◆ Given information
□ □ □

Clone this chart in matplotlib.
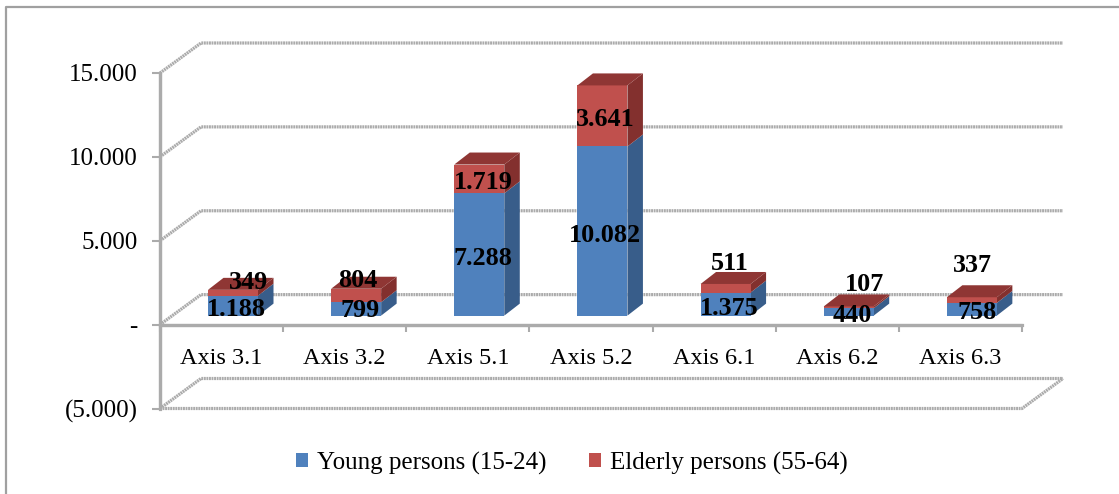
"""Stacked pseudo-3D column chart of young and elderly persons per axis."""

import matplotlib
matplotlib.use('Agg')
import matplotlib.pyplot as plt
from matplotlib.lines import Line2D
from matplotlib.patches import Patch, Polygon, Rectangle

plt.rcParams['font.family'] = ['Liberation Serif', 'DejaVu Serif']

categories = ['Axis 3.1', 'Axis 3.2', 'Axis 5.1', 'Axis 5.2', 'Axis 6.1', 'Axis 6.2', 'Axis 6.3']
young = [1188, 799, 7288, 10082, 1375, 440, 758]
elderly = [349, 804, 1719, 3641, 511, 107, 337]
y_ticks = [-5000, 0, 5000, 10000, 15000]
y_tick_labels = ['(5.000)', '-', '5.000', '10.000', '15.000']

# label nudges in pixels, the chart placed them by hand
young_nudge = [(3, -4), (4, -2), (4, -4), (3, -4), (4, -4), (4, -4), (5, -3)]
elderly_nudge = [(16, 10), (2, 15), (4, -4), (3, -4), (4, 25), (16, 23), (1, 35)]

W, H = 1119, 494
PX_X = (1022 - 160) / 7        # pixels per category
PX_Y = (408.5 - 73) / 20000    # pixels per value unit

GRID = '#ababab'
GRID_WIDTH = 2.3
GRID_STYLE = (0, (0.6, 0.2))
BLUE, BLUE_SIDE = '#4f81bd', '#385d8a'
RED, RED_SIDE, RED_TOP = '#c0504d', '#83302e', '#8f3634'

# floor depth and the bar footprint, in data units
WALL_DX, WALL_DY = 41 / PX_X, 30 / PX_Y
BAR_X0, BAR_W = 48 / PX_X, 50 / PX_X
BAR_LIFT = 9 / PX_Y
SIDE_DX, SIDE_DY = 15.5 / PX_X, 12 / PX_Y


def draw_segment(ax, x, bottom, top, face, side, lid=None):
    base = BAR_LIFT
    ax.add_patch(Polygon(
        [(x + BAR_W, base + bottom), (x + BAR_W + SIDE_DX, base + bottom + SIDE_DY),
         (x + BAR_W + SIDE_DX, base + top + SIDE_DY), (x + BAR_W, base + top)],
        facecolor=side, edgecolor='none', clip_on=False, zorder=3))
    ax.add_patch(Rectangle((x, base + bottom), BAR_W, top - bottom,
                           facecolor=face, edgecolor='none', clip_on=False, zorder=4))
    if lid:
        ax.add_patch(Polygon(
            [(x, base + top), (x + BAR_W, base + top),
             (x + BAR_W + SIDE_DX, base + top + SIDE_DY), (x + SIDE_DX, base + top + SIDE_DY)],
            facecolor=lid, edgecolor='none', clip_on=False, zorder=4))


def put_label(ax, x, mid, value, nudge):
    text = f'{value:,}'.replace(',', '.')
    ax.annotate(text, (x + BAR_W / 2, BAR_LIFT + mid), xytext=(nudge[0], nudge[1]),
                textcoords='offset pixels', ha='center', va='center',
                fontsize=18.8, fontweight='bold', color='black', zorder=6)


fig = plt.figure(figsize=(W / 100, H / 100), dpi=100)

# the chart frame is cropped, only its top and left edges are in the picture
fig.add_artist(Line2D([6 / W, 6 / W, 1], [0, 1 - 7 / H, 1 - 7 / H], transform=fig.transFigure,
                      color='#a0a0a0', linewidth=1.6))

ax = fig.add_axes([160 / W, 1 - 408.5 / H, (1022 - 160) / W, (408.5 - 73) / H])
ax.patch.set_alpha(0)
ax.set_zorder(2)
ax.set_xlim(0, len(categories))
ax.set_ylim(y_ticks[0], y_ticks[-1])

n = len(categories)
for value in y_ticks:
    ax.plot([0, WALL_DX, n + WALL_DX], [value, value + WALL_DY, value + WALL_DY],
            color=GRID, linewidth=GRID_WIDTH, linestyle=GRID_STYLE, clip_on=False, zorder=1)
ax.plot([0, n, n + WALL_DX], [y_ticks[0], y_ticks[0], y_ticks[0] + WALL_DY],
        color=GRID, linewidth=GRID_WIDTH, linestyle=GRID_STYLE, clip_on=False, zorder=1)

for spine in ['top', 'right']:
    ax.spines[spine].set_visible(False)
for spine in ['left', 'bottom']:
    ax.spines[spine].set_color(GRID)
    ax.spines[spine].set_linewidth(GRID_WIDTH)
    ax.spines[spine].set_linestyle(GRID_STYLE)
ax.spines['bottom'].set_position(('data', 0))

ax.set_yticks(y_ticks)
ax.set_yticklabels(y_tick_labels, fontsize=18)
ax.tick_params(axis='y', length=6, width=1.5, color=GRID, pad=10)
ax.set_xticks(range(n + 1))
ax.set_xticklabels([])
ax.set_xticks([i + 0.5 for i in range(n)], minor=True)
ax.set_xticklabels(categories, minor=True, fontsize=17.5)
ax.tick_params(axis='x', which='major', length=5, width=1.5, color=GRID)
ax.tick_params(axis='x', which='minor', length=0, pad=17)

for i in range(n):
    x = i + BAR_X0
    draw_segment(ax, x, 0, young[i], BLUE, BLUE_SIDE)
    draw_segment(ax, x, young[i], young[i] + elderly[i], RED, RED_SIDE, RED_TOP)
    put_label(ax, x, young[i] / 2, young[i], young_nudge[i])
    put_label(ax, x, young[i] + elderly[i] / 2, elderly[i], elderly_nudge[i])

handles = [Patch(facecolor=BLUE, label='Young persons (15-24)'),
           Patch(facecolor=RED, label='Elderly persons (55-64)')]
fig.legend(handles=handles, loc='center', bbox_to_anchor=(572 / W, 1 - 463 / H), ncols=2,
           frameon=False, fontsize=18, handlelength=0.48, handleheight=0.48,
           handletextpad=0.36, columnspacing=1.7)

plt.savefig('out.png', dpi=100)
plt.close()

□ □ □

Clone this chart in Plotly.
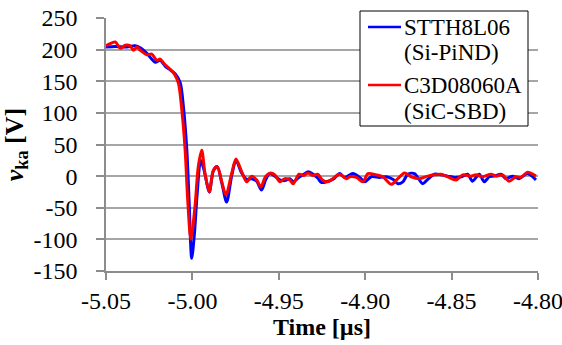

□ □ □

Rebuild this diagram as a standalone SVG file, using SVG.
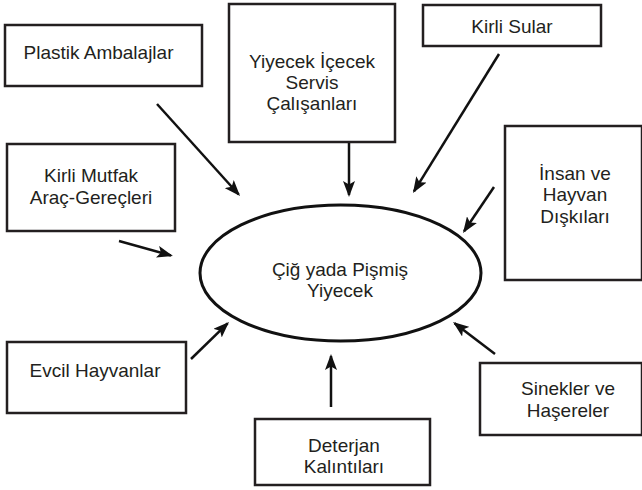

□ □ □

◆ Problem requirements
Extract the part of the records that opens with the line containing "Clone this chart in matplotlib." and closes with the line containing "from matplotlib.patches import". Take only those lines, exactly, and no pictures.

◆ Exercise answer
Clone this chart in matplotlib.
"""Stacked pseudo-3D column chart of young and elderly persons per axis."""

import matplotlib
matplotlib.use('Agg')
import matplotlib.pyplot as plt
from matplotlib.lines import Line2D
from matplotlib.patches import Patch, Polygon, Rectangle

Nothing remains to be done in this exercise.